Eth1 client embeds or runs beacon chain client alongside. After issuance reduction, every Eth1 user (not only miners) have to run at least the light client to track beacon chain in order to stay secure.

These are the requirements for every shard in Eth2 and they have to be satisfied by Eth1 to make the outright merge possible. This is exactly what makes me think about the two-way bridge as a part of the outright merge rather than the alternative to it.

Totally agree. A bit-by-bit strategy for two-way bridge implementation increases a burden of Eth1 development and will likely struggle with Eth1x R&D for the resources. There need to be more discussions about the way to follow before making any step forward.

vbuterin · March 20, 2020, 8:26pm

Not sure that thinking about a merge as a type of bridge is the right way to think about it.

In a merge, the main thing that will be included from eth1 into eth2 at consensus layer is just the stateless block verification function, which is a pure function f(prev_state_root, block_with_witness) -> post_state_root OR ERROR. Particularly, you would not have two independent consensus algorithms or two independent fork choice rules. In a bridge, OTOH, you do have two independent consensus algorithms and fork choice rules. So the challenges are different.

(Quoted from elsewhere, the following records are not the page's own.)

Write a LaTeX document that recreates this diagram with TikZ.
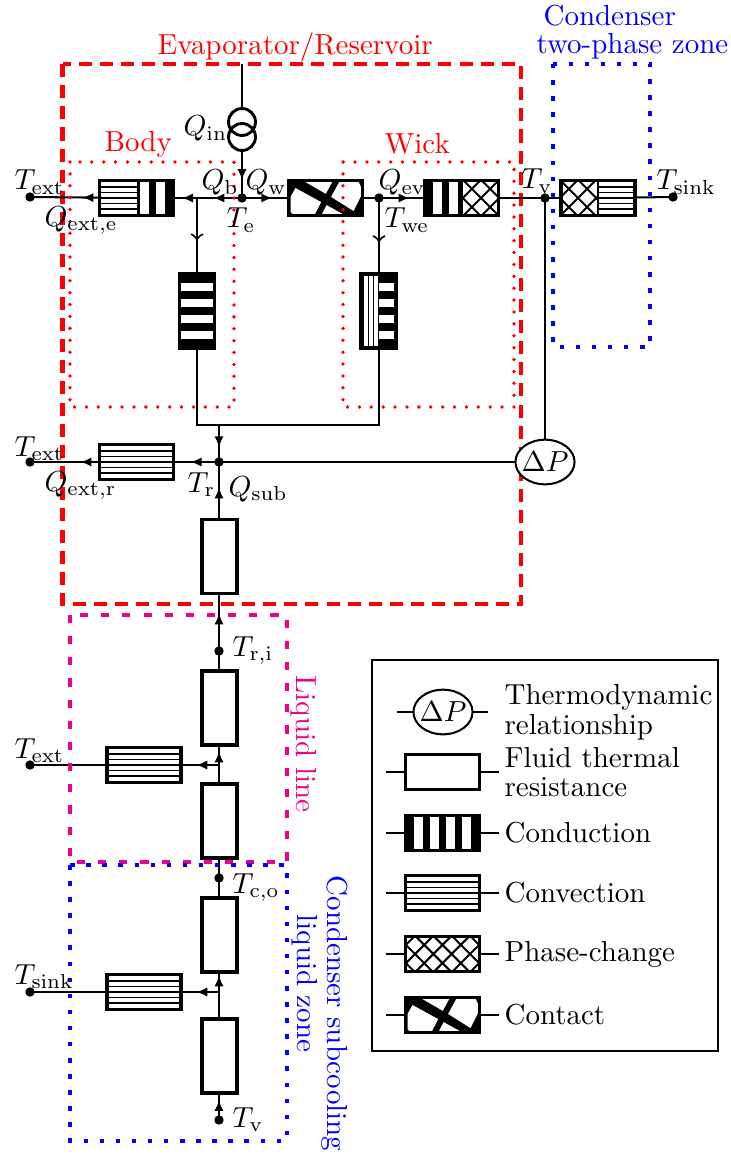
\documentclass[tikz,border=0pt]{standalone}
\usepackage{xcolor}
\usetikzlibrary{arrows.meta,shapes.geometric,decorations.markings}
\definecolor{framemagenta}{HTML}{EC008C}
\newcommand{\convzone}[2]{\foreach \yy in {-16.5,-11,-5.5,0,5.5,11,16.5} {\draw[line width=.4pt] (#1,\yy) -- (#2,\yy);}}
\newcommand{\convzonev}{\foreach \xx in {-15,-10,-5,0} {\draw[line width=.4pt] (\xx,-38) -- (\xx,38);}}
\newcommand{\condzone}[3]{\fill[black] (#1,-20) rectangle (#2,20); \foreach \xx in {#3} {\fill[white] (\xx-4.2,-17) rectangle (\xx+4.2,17);}}
\newcommand{\condzonev}[2]{\fill[black] (#1,-38) rectangle (#2,38); \foreach \yy in {-24,-8,8,24} {\fill[white] (#1,\yy-4.2) rectangle (#2,\yy+4.2);}}
\newcommand{\phasezone}[3]{\begin{scope}
    \clip (#1,-20) rectangle (#2,20);
    \foreach \kk in {-3,...,3} {
        \pgfmathsetmacro{\phc}{\kk*18.3+(#3)}
        \draw[line width=.7pt] (\phc-30,-30) -- (\phc+30,30);
        \draw[line width=.7pt] (\phc+30,-30) -- (\phc-30,30);
    }
\end{scope}}
\newcommand{\contactzone}{\fill[black] (-40,-20) rectangle (40,20);
    \fill[white] (-30,-10) -- (-4.3,4.1) -- (-11,17) -- (-32,17) -- (-35,14) -- (-35,-1) -- cycle;
    \fill[white] (-21,-16.5) -- (7,-16.5) -- (.3,-4.2) -- cycle;
    \fill[white] (14,-16.5) -- (33,-16.5) -- (36,-10) -- (36,-3) -- (28,13) -- (5.6,-1.1) -- cycle;
    \fill[white] (1.1,7.1) -- (19,17) -- (-4,17) -- cycle;}
\tikzset{
    wire/.style={line width=.7pt},
    flow/.style={wire,postaction={decorate},decoration={markings,mark=at position #1 with {\arrow{>}}}},
    openflow/.style={wire,postaction={decorate},decoration={markings,mark=at position #1 with {\arrow{to}}}},
    rbox/.style={draw,fill=white,line width=1.2pt,minimum width=25.6pt,minimum height=12.2pt,inner sep=0pt,outer sep=0pt},
    rboxv/.style={rbox,minimum width=12.2pt,minimum height=25.6pt},
    fluidbox/.style={rbox},
    fluidboxv/.style={rboxv},
    condbox/.style={rbox,path picture={\condzone{-40}{40}{-24,-8,8,24}}},
    convbox/.style={rbox,path picture={\convzone{-40}{40}}},
    phasebox/.style={rbox,path picture={\phasezone{-40}{40}{9.15}}},
    contactbox/.style={rbox,path picture={\contactzone}},
    relation/.style={draw,ellipse,line width=.7pt,fill=white,minimum width=20.4pt,minimum height=15.4pt,inner xsep=-1.1pt,inner ysep=0pt,outer sep=0pt},
    srccircle/.style={draw,circle,line width=1pt,minimum size=9.3pt,inner sep=0pt,outer sep=0pt},
    tnode/.style={draw,circle,fill=black,minimum size=2.8pt,inner sep=0pt,outer sep=0pt},
    lbl/.style={inner sep=0pt,anchor=base west},
    lblrot/.style={inner sep=0pt,anchor=base west,rotate=-90},
    legendtxt/.style={inner sep=0pt,anchor=west,align=left},
    reddash/.style={draw=red,line width=1.4pt,dash pattern=on 4.5pt off 2.8pt},
    reddot/.style={draw=red,line width=1.3pt,line cap=round,dash pattern=on 0pt off 4.1pt},
    bluedot/.style={draw=blue,line width=1.4pt,dash pattern=on 1.55pt off 4pt},
    magentadash/.style={draw=framemagenta,line width=1.2pt,dash pattern=on 2.8pt off 4.5pt}
}
\begin{document}
\begin{tikzpicture}[x=.345pt,y=-.345pt,font=\fontsize{10}{10.2}\selectfont,>={Latex[length=3.8pt,width=3.2pt]}]
    \useasboundingbox (0,0) rectangle (730,1156);

    \draw[reddash] (62.5,64) rectangle (521,604);

    \coordinate (qintop) at (242,64);
    \node[srccircle] (srctop) at (242,122) {};
    \node[srccircle] (srcbot) at (242,137) {};
    \node[tnode] (te) at (242,198) {};
    \coordinate (bodyjoin) at (197,198);
    \node[tnode] (extbody) at (30,197) {};
    \node[rbox,path picture={\convzone{-40}{0}\condzone{0}{40}{8,24}}] (bodyext) at (136.5,198) {};
    \node[contactbox] (wickcontact) at (325.5,198) {};
    \node[tnode] (we) at (379,198) {};
    \node[rbox,path picture={\condzone{-40}{1}{-24,-8}\phasezone{1}{40}{19.5}}] (wickevap) at (461.5,198) {};
    \node[tnode] (tv) at (545,198) {};
    \node[rbox,path picture={\phasezone{-40}{0}{-20}\convzone{0}{40}\draw[line width=.7pt] (0,-20) -- (0,20);}] (condtwo) at (598,198) {};
    \node[tnode] (sink) at (673,197) {};
    \node[rboxv,path picture={\condzonev{-20}{20}}] (bodycond) at (197,311) {};
    \node[rboxv,path picture={\convzonev\condzonev{0}{20}}] (wickcond) at (378.5,311) {};
    \coordinate (bodyleg) at (197,425);
    \coordinate (wickleg) at (379,425);
    \coordinate (resmerge) at (219,425);
    \node[tnode] (res) at (219,462) {};
    \node[convbox] (resext) at (136.5,462) {};
    \node[tnode] (extres) at (30,462) {};
    \node[relation] (dp) at (545,462) {\(\Delta P\)};
    \node[fluidboxv] (resfluid) at (219.5,556.5) {};
    \node[tnode] (ri) at (219,651) {};
    \node[fluidboxv] (lineup) at (219.5,708) {};
    \coordinate (linejoin) at (219,765);
    \node[fluidboxv] (linedown) at (219.5,821) {};
    \node[convbox] (lineconv) at (144,765) {};
    \node[tnode] (extline) at (30,765) {};
    \node[tnode] (co) at (219,878) {};
    \node[fluidboxv] (subup) at (219.5,935) {};
    \coordinate (subjoin) at (219,992);
    \node[fluidboxv] (subdown) at (219.5,1056) {};
    \node[convbox] (subconv) at (144,992) {};
    \node[tnode] (sinksub) at (30,992) {};
    \node[tnode] (tvsub) at (219,1120) {};

    \draw[wire] (qintop) -- (srctop);
    \draw[flow=.68] (srcbot) -- (te);
    \draw[flow=.6] (te) -- (bodyjoin);
    \draw[flow=.64] (bodyjoin) -- (bodyext);
    \draw[flow=.26] (bodyext) -- (extbody);
    \draw[flow=.62] (te) -- (wickcontact);
    \draw[wire] (wickcontact) -- (we);
    \draw[flow=.64] (we) -- (wickevap);
    \draw[wire] (wickevap) -- (tv);
    \draw[wire] (tv) -- (condtwo);
    \draw[wire] (condtwo) -- (sink);
    \draw[openflow=.56] (bodyjoin) -- (bodycond);
    \draw[openflow=.56] (we) -- (we |- wickcond.north);
    \draw[wire] (bodycond) -- (bodyleg) -- (wickleg) -- (we |- wickcond.south);
    \draw[flow=.68] (resmerge) -- (res);
    \draw[flow=.59] (res) -- (resext);
    \draw[flow=.29] (resext) -- (extres);
    \draw[wire] (res) -- (dp);
    \draw[wire] (tv) -- (dp);
    \draw[flow=.6] (res |- resfluid.north) -- (res);
    \draw[flow=.63] (ri) -- (res |- resfluid.south);
    \draw[wire] (ri) -- (ri |- lineup.north);
    \draw[flow=.84] (linejoin |- linedown.north) -- (linejoin |- lineup.south);
    \draw[flow=.6] (linejoin) -- (lineconv);
    \draw[wire] (lineconv) -- (extline);
    \draw[wire] (linejoin |- linedown.south) -- (co);
    \draw[wire] (co) -- (co |- subup.north);
    \draw[flow=.93] (subjoin |- subdown.north) -- (subjoin |- subup.south);
    \draw[flow=.6] (subjoin) -- (subconv);
    \draw[wire] (subconv) -- (sinksub);
    \draw[flow=.7] (tvsub) -- (tvsub |- subdown.south);

    \draw[reddot] (70,162) rectangle (234,407);
    \draw[reddot] (343,162) rectangle (514,407);
    \draw[bluedot] (553,64) rectangle (650,347);
    \draw[magentadash] (70,615) rectangle (287,862);
    \draw[bluedot] (70,865) rectangle (287,1141);

    \node[lbl,red] (evaplbl) at (157,55) {Evaporator/Reservoir};
    \node[lbl,blue] (condlbl) at (543,26) {Condenser};
    \node[lbl,blue] (twolbl) at (536,54) {two-phase zone};
    \node[lbl,red] (bodylbl) at (104,152) {Body};
    \node[lbl,red] (wicklbl) at (384,154) {Wick};
    \node[lbl] (qin) at (183,136) {\(Q_{\mathrm{in}}\)};
    \node[lbl] (textbody) at (14,190) {\(T_{\mathrm{ext}}\)};
    \node[lbl] (qexte) at (44,226) {\(Q_{\mathrm{ext,e}}\)};
    \node[lbl] (qb) at (201,190) {\(Q_{\mathrm{b}}\)};
    \node[lbl] (qw) at (245,190) {\(Q_{\mathrm{w}}\)};
    \node[lbl] (telbl) at (226,228) {\(T_{\mathrm{e}}\)};
    \node[lbl] (qev) at (378,190) {\(Q_{\mathrm{ev}}\)};
    \node[lbl] (twe) at (384,228) {\(T_{\mathrm{we}}\)};
    \node[lbl] (tvlbl) at (521,189) {\(T_{\mathrm{v}}\)};
    \node[lbl] (tsink) at (656,190) {\(T_{\mathrm{sink}}\)};
    \node[lbl] (textres) at (14,456) {\(T_{\mathrm{ext}}\)};
    \node[lbl] (qextr) at (44,491) {\(Q_{\mathrm{ext,r}}\)};
    \node[lbl] (trlbl) at (187,492) {\(T_{\mathrm{r}}\)};
    \node[lbl] (qsub) at (228,496) {\(Q_{\mathrm{sub}}\)};
    \node[lbl] (trilbl) at (232,656) {\(T_{\mathrm{r,i}}\)};
    \node[lbl] (textline) at (14,758) {\(T_{\mathrm{ext}}\)};
    \node[lbl] (tcolbl) at (232,893) {\(T_{\mathrm{c,o}}\)};
    \node[lbl] (tsinksub) at (14,984) {\(T_{\mathrm{sink}}\)};
    \node[lbl] (tvsublbl) at (232,1127) {\(T_{\mathrm{v}}\)};
    \node[lblrot,framemagenta] (linelbl) at (296,675) {Liquid line};
    \node[lblrot,blue] (sublbl) at (327,875) {Condenser subcooling};
    \node[lblrot,blue] (zonelbl) at (297,914) {liquid zone};

    \draw[line width=.7pt] (372,660) rectangle (718,1051);
    \coordinate (lgdpl) at (397,712);
    \coordinate (lgdpr) at (488,712);
    \node[relation] (lgdp) at (443,712) {\(\Delta P\)};
    \draw[wire] (lgdpl) -- (lgdp) -- (lgdpr);
    \node[legendtxt] (lgdptxt) at (504,712) {Thermodynamic\\relationship};
    \coordinate (lgfluidl) at (386,772);
    \coordinate (lgfluidr) at (499,772);
    \node[fluidbox] (lgfluid) at (442.5,772) {};
    \draw[wire] (lgfluidl) -- (lgfluid) -- (lgfluidr);
    \node[legendtxt] (lgfluidtxt) at (504,772) {Fluid thermal\\resistance};
    \coordinate (lgcondl) at (386,833);
    \coordinate (lgcondr) at (499,833);
    \node[condbox] (lgcond) at (442.5,833) {};
    \draw[wire] (lgcondl) -- (lgcond) -- (lgcondr);
    \node[legendtxt] (lgcondtxt) at (504,833) {Conduction};
    \coordinate (lgconvl) at (386,893);
    \coordinate (lgconvr) at (499,893);
    \node[convbox] (lgconv) at (442.5,893) {};
    \draw[wire] (lgconvl) -- (lgconv) -- (lgconvr);
    \node[legendtxt] (lgconvtxt) at (504,893) {Convection};
    \coordinate (lgphasel) at (386,954);
    \coordinate (lgphaser) at (499,954);
    \node[phasebox] (lgphase) at (442.5,954) {};
    \draw[wire] (lgphasel) -- (lgphase) -- (lgphaser);
    \node[legendtxt] (lgphasetxt) at (504,954) {Phase-change};
    \coordinate (lgcontactl) at (386,1015);
    \coordinate (lgcontactr) at (499,1015);
    \node[contactbox] (lgcontact) at (442.5,1015) {};
    \draw[wire] (lgcontactl) -- (lgcontact) -- (lgcontactr);
    \node[legendtxt] (lgcontacttxt) at (504,1015) {Contact};
\end{tikzpicture}
\end{document}
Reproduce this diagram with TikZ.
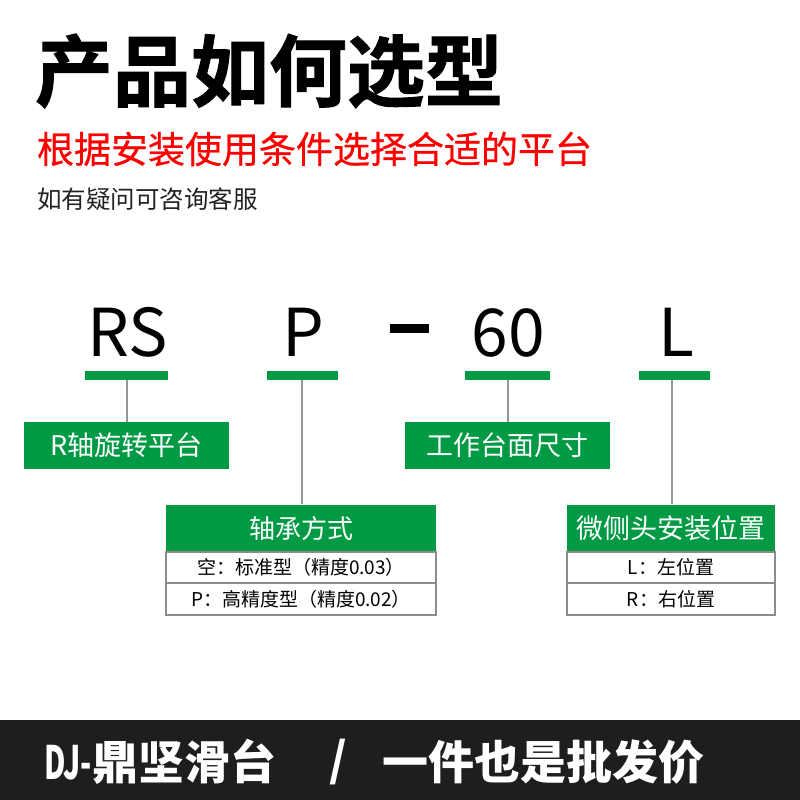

mkalinin · March 23, 2020, 11:11am

Conceptually, the merge goes beyond the two-way bridge. My point is that implementation wise the two-way bridge is a big portion of the outright merge. And it worth to jump over releasing the bridge directly to the merge.

Do you think statelessness is mandatory for the merge proposal? IMO, stateless verification function is a very nice thing to have as it reduces complexity of becoming a validator. But in the Phase 0 validators run full eth1 clients anyway and things could stay the same in the Phase 1. What am I missing?

vbuterin · March 23, 2020, 11:06pm

In the roadmap I published a few days ago, merge without statelessness is called the “emergency merge”. It’s doable, just less convenient.

But in the Phase 0 validators run full eth1 clients anyway

Phase 0 validators can run eth1 light clients if they want.